CPI fell to 9.73% from 10.03% due to base effect, while WPI rose to 7.81% from 7.55%, with core inflation momentum strengthening on the back of fuel price hikes. However, global slowdown, especially in China, is expected to provide some respite in the form of fall in price of crude and other commodities.
Systemic liquidity tightened as Government balance with RBI increased post-advance tax in mid-September. However, limited supply of Certificates of Deposit kept money market rates steady at subdued levels while credit spreads narrowed. Banks' credit off -take from industry picked up, but still remained below trend. Banks' thrust on retail assets has been evident in the sectoral credit data, with retail loans (especially housing) accounting for nearly half of the incremental credit in FY13. Rupee/USD depreciated again on the back of rising risk aversion, closing the month at 53.8/USD. Crude prices remained range-bound due to concerns on global growth.

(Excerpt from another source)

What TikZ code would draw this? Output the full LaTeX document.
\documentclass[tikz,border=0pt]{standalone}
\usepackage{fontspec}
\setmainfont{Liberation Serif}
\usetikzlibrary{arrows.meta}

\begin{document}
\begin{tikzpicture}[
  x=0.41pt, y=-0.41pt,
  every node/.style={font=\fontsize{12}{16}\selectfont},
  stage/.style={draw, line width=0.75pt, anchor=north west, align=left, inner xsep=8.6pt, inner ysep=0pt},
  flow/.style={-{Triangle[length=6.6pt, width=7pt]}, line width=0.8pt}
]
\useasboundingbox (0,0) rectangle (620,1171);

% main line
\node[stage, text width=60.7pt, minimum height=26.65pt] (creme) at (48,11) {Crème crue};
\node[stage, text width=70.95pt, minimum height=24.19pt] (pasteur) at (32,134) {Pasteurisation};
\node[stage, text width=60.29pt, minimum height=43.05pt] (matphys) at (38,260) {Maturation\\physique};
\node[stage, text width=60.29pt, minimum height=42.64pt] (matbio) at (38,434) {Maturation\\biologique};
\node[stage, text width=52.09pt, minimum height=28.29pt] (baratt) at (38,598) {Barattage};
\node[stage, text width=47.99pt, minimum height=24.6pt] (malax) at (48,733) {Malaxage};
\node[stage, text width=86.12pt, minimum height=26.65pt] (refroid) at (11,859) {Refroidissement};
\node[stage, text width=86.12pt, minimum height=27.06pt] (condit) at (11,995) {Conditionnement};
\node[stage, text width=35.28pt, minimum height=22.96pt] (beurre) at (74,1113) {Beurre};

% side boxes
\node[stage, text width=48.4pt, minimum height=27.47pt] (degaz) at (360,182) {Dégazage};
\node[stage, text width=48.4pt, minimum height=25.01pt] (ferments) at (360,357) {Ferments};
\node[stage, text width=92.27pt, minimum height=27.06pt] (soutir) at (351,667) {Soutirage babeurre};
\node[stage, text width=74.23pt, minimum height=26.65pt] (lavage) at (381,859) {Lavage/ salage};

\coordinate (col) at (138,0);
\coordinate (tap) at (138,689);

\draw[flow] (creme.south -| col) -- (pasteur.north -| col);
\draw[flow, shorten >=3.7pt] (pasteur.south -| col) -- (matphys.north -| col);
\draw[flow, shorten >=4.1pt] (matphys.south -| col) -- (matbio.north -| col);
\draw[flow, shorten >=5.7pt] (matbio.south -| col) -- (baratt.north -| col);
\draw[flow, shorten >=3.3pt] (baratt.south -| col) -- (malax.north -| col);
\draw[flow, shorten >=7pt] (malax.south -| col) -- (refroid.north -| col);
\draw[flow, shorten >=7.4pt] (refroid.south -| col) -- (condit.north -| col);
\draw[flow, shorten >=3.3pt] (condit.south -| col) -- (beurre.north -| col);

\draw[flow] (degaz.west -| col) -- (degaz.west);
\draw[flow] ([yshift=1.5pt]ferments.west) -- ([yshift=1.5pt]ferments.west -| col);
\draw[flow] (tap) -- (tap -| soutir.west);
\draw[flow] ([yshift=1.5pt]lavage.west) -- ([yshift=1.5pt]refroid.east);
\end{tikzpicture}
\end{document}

The much-awaited monetary policy also disappointed market participants who broadly expected stimulus in the form of a policy rate cut. RBI, however, continued its anti-inflationary stance and only cut CRR by 25 bps taking it to a record low of 4.25%. However, unlike last time, when major banks had complied with a base rate cut in response to a CRR cut, banks this time sounded doubtful. More importantly, RBI effectively indicated that a rate cut seems unlikely until Jan 2013.
''Going forward, we expect interest rates to remain range-bound with a softening bias in the medium-to-long term,'' IDBI Mutual Fund added.